Purpose of this document is to present several optimization techniques which can be employed to speed up code generated by gcc for the m68k.
Our tool of choice is going to be tools/disass.py
script, which produces a disassembly output along with cycle count per each instruction and per each function.
- Less code = less cycles. This may sound trivial, but will be our guiding principle.
- Shorter instructions are faster (and consume less bus cycles) because the CPU doesn't have to fetch as many bytes
We want tight loops to have as little instructions as possible, preferably short ones. If you notice long instructions in a loop that are 3-4 bytes long and contain a constant, you should place that constant in a variable before the loop (that should effectively place it in a register) and use that variable inside the loop instead.
Compiler likes shorts
. Try to avoid using u_short
s when you don't absolutely have to - short
s tend to generate fewer instructions because the compiler doesn't have to work around the sign bit in some cases. Always compare the generated assembly before and after the change though - in rare cases the generated assembly will be faster with u_short
s.
Loops in the form of for (i = n - 1; i >= 0; i--)
(or any other that can be rewritten into this form) can take advantage of a dedicated dbf
- decrement and branch instruction. General form is:
short n = upper_limit - 1;
do {
// ...
} while (--n != -1);
Accessing memory with global variables makes the instruction longer and therefore slower. If you need to use a global symbol in your function, pass it as a parameter - you can pass up to 4 arguments in registers before the compiler will start putting them on the stack. They end up in registers d0, d1, a0, a1. If there are more than 2 data arguments, the compiler will put them in the address registers and vice versa.
Alternatively you can force putting a specific variable in a specific register, e.g:
register volatile void *ptr asm("a5") = &some_global;
By accessing consecutive elements in memory you can take advantage of a dedicated instruction on m68k which does both the memory access and pointer incrementing. Following example demonstrates how to make the compiler generate it, used with the previous technique for optimizing loops:
short *pts = (short *)some_array;
short n = some_array_length - 1;
do {
short x = (*pts++);
short y = (*pts++);
// ...
} while (--n != -1)
This also works with structs and arrays of structs.

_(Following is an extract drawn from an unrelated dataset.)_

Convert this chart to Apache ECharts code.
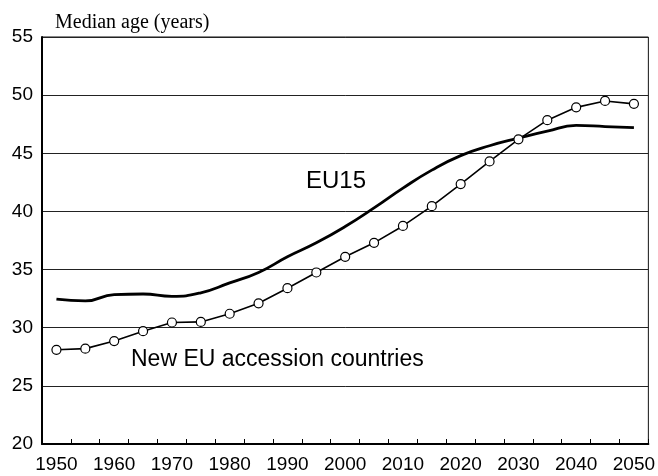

Here's a more complicated example for fast blitter configuration. In this case we take advantage of the fact that blitter's registers are laid out consecutively in memory. Starting at bltcon1
's address we start filling consecutive memory addresses which correspond to some blitter registers. Order of all blitter registers (and more) can be checked in include/custom_regdef.h
.
register volatile void *ptr asm("a5") = &custom_->bltcon1;
/* Comment it out if you're feeling lucky! */
_WaitBlitter(custom_);
*((short *)ptr)++ = shift; // bltcon1
*((int *)ptr)++ = mask; // bltaltwm & bltafwm
*((int *)ptr)++ = (int)dstpt; // bltcpt
*((int *)ptr)++ = (int)srcpt; // bltbpt
ptr += 4; // bltapt
*((int *)ptr)++ = (int)dstpt; // bltdpt
*((short *)ptr)++ = BLTSIZE; // bltsize
Consider a simple example, where there's always some calculations taking place in a loop:
for (i = 0; i < n; i++) {
short x = t[i] + SOME_CONST;
// ...
}
If SOME_CONST
is always the same, values in t
can be modified to already have SOME_CONST
added from the beginning, so that it doesn't have to be added in every loop iteration.